++++ Data shown

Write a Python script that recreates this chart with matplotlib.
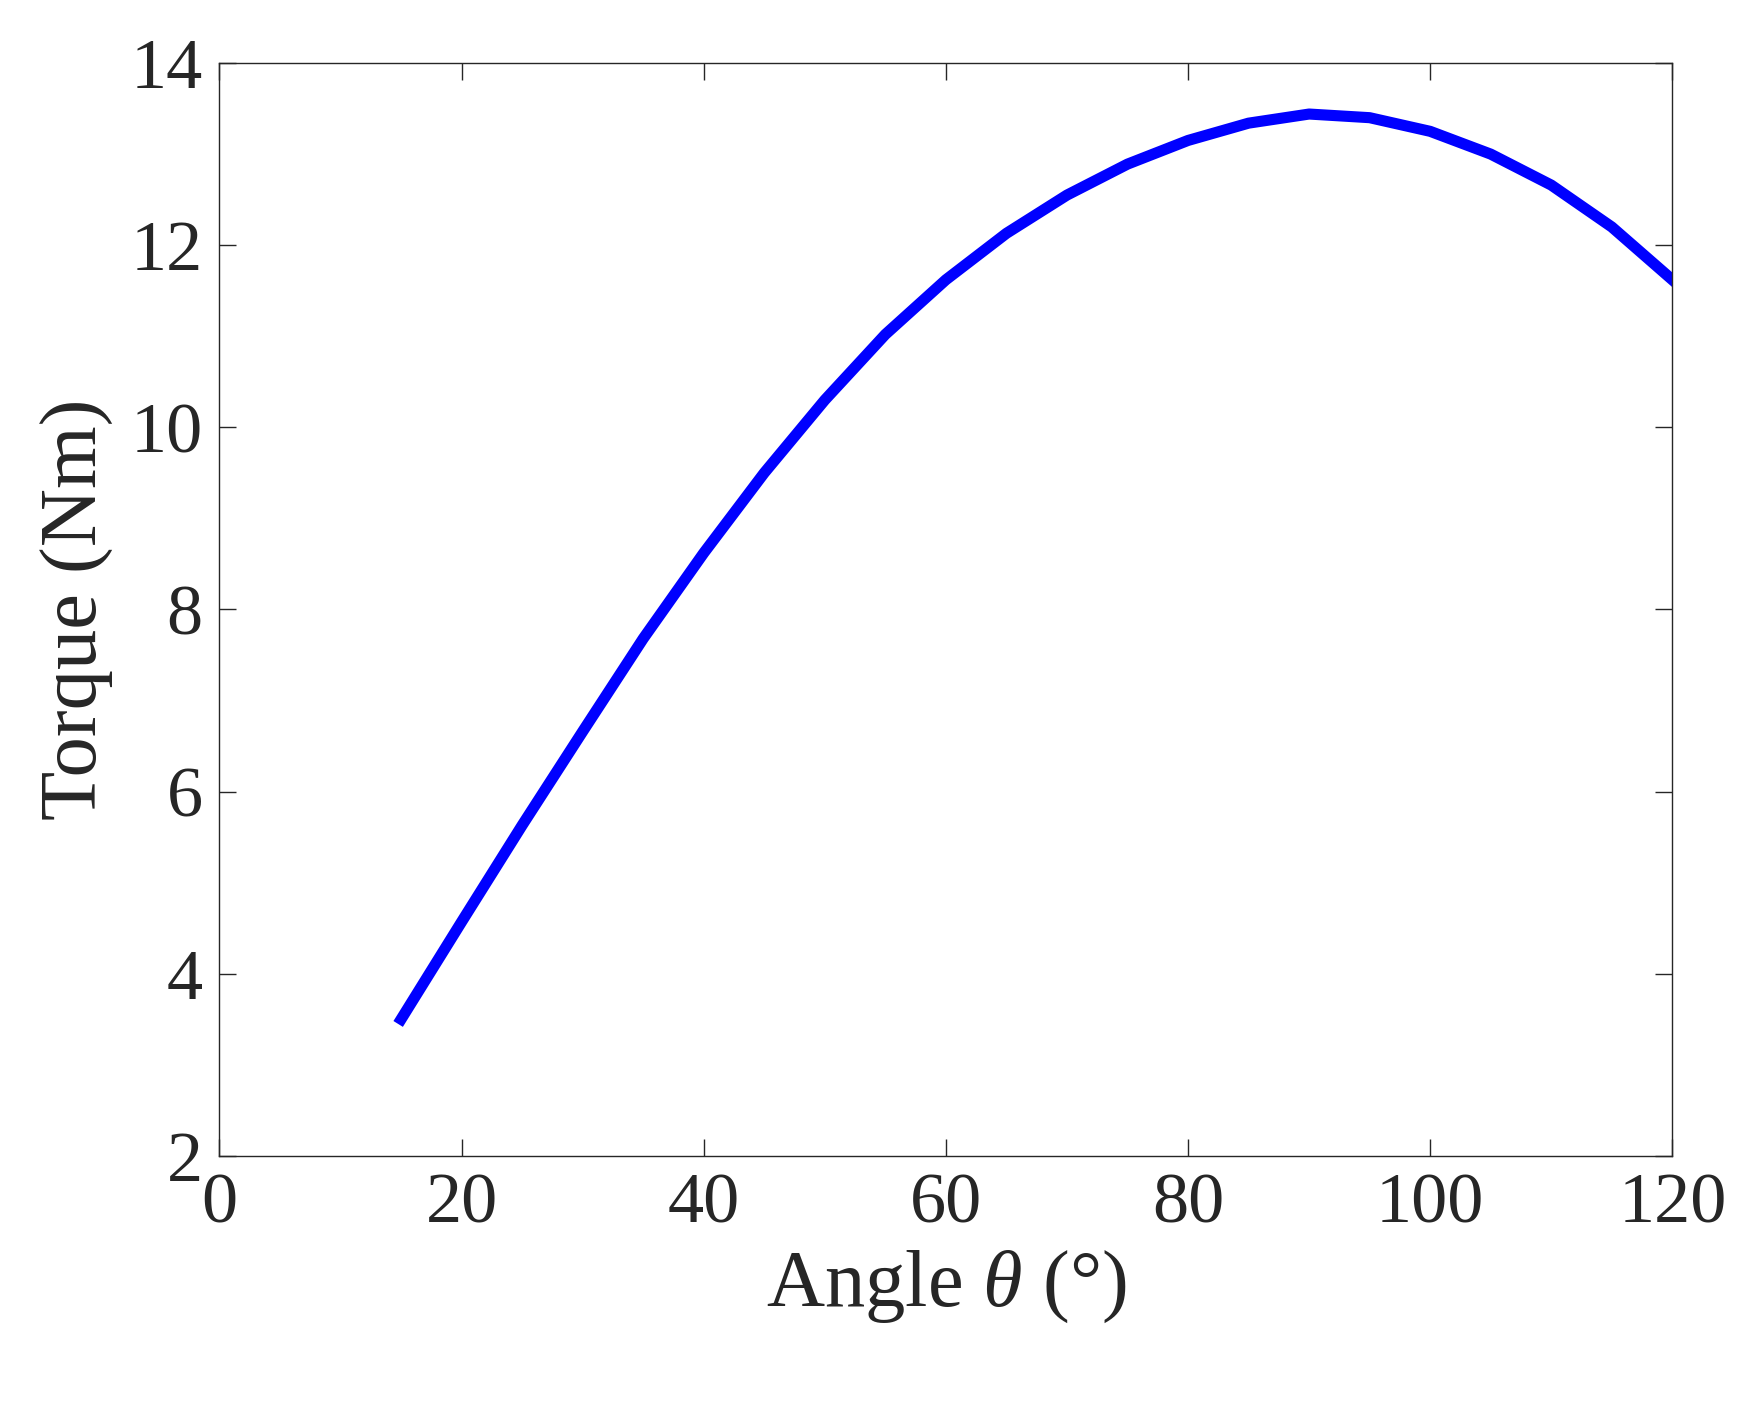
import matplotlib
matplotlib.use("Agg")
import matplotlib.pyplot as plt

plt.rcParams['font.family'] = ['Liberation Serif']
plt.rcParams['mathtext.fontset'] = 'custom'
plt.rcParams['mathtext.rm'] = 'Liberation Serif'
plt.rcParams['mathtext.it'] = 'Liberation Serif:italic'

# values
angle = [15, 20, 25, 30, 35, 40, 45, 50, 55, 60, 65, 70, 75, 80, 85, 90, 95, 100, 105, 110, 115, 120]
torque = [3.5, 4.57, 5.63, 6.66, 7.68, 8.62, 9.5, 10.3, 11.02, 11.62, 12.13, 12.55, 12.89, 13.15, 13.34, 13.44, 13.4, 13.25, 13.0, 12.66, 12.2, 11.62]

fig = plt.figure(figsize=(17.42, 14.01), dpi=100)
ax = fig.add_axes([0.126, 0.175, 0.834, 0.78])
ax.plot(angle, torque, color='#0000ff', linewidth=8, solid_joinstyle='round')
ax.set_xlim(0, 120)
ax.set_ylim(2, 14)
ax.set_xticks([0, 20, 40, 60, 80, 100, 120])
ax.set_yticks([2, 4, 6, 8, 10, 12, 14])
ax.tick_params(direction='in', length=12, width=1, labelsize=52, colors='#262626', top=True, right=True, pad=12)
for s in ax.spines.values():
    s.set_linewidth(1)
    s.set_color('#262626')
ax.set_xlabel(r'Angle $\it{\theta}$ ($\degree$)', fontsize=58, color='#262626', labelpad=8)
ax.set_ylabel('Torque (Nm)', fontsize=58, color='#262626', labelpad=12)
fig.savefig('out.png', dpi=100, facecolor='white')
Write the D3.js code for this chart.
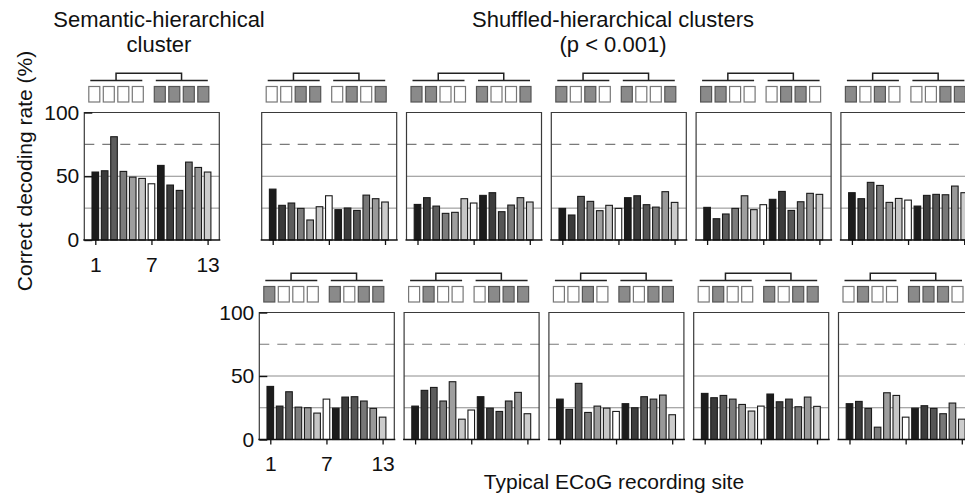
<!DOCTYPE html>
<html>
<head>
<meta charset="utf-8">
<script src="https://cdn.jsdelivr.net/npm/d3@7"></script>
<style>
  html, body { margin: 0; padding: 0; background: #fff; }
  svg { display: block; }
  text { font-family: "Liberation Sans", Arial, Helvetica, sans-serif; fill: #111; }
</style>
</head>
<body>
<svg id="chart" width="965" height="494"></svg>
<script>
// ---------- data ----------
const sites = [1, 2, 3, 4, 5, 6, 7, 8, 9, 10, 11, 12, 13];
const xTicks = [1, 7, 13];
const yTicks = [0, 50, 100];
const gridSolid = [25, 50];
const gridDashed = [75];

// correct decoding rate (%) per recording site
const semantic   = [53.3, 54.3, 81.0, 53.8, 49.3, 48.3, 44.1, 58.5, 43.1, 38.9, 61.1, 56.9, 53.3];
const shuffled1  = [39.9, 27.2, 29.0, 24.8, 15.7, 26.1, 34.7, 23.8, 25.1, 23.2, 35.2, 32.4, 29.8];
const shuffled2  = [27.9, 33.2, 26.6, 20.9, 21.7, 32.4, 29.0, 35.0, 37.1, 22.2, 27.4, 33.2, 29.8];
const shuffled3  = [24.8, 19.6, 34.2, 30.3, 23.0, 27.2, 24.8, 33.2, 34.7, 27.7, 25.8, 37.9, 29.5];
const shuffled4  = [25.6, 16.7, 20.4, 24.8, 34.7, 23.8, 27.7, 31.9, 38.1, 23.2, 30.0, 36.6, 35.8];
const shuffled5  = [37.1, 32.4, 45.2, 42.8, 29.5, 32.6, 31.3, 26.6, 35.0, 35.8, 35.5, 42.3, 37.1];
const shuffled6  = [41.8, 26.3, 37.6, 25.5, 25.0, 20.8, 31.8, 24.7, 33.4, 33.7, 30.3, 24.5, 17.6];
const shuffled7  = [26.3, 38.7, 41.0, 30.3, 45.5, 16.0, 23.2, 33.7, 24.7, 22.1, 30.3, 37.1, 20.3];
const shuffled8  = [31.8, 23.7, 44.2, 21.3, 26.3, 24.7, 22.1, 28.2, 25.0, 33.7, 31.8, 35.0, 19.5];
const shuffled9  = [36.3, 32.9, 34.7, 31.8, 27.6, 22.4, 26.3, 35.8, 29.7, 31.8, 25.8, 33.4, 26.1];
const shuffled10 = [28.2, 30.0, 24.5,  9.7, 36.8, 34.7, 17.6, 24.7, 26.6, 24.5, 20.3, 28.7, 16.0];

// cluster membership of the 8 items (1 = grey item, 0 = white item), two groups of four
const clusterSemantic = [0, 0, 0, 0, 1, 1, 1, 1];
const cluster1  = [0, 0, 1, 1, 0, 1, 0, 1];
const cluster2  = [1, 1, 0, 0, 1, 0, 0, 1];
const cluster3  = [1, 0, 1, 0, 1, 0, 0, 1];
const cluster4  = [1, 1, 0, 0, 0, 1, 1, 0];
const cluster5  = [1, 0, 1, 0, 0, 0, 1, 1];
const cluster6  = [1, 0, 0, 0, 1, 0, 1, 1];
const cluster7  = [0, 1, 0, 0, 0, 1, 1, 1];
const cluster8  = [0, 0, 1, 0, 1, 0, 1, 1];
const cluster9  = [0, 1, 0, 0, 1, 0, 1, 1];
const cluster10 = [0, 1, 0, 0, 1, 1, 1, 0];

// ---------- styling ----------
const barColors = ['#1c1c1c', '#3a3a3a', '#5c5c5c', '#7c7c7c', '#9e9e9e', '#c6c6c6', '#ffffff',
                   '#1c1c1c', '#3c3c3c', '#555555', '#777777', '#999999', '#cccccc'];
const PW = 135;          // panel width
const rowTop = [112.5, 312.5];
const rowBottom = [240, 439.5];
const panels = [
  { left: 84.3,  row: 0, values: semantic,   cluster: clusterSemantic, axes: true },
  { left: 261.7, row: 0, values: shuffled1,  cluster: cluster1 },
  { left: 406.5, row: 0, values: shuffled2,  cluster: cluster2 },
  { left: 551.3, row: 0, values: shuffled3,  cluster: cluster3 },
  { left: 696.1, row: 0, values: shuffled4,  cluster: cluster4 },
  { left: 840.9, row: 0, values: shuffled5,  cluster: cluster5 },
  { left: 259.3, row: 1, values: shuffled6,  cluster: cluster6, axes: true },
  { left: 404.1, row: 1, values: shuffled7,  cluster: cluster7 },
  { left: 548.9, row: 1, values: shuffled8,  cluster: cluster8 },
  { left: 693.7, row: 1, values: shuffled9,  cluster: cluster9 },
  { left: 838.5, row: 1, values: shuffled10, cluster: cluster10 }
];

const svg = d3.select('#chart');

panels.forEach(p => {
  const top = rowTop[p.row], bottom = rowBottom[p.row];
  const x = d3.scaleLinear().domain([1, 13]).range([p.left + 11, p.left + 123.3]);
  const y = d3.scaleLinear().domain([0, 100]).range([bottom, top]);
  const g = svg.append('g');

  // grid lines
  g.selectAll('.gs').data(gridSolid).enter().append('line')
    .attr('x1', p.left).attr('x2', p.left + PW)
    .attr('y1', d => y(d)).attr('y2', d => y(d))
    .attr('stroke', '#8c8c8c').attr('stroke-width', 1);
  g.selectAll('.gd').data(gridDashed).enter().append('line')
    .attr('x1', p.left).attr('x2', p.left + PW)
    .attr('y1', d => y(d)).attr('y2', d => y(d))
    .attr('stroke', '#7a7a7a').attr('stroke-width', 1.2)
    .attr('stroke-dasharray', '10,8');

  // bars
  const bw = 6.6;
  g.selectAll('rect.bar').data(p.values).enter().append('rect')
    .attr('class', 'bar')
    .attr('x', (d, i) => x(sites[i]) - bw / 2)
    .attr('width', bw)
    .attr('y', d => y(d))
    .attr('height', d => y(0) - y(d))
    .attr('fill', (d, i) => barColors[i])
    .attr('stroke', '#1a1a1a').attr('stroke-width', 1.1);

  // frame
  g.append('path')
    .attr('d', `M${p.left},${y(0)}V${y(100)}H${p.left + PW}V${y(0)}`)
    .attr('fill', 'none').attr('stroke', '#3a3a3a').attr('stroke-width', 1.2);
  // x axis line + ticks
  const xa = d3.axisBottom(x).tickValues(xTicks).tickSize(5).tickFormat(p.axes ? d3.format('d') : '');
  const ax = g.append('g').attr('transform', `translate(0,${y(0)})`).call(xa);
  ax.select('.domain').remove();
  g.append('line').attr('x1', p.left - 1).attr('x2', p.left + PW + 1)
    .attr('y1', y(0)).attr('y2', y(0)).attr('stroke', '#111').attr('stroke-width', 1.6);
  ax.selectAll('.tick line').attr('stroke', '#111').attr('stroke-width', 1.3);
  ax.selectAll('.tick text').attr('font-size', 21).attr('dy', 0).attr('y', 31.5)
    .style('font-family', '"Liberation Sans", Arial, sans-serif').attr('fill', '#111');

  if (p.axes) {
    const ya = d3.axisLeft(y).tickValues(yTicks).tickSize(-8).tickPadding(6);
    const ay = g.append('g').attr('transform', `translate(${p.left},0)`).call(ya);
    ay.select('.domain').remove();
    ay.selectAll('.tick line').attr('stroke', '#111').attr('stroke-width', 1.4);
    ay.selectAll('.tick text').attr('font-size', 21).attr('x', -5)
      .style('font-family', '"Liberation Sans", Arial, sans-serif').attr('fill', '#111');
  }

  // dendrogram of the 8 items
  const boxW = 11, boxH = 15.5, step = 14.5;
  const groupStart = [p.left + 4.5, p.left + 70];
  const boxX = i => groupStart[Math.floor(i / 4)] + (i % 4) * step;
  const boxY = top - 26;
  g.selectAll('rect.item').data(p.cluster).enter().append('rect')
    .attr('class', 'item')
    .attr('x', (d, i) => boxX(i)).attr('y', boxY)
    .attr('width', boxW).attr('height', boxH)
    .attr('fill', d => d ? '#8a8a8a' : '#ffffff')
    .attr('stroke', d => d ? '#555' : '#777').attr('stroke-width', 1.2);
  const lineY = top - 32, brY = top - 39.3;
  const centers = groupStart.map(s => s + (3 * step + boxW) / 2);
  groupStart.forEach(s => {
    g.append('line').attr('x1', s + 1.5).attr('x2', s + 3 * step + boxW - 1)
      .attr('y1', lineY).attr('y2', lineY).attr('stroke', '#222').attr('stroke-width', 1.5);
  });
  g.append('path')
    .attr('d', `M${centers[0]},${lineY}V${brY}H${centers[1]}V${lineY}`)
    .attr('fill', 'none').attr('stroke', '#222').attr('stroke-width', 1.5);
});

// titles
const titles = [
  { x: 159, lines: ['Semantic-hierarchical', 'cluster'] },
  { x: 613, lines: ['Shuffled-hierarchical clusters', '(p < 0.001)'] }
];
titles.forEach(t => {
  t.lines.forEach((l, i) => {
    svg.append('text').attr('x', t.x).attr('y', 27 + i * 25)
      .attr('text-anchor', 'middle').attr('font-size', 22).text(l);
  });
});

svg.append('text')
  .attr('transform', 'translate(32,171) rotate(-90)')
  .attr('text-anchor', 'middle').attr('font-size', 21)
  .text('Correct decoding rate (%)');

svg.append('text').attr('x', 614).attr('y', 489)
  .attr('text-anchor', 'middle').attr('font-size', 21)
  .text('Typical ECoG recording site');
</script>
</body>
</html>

++++++++

Repeat only what runs from the first line of the records above to the line with "12.66, 12.2, 11.62]", both included, word for word, minus the pictures.

» **Written response**
Write a Python script that recreates this chart with matplotlib.
import matplotlib
matplotlib.use("Agg")
import matplotlib.pyplot as plt

plt.rcParams['font.family'] = ['Liberation Serif']
plt.rcParams['mathtext.fontset'] = 'custom'
plt.rcParams['mathtext.rm'] = 'Liberation Serif'
plt.rcParams['mathtext.it'] = 'Liberation Serif:italic'

# values
angle = [15, 20, 25, 30, 35, 40, 45, 50, 55, 60, 65, 70, 75, 80, 85, 90, 95, 100, 105, 110, 115, 120]
torque = [3.5, 4.57, 5.63, 6.66, 7.68, 8.62, 9.5, 10.3, 11.02, 11.62, 12.13, 12.55, 12.89, 13.15, 13.34, 13.44, 13.4, 13.25, 13.0, 12.66, 12.2, 11.62]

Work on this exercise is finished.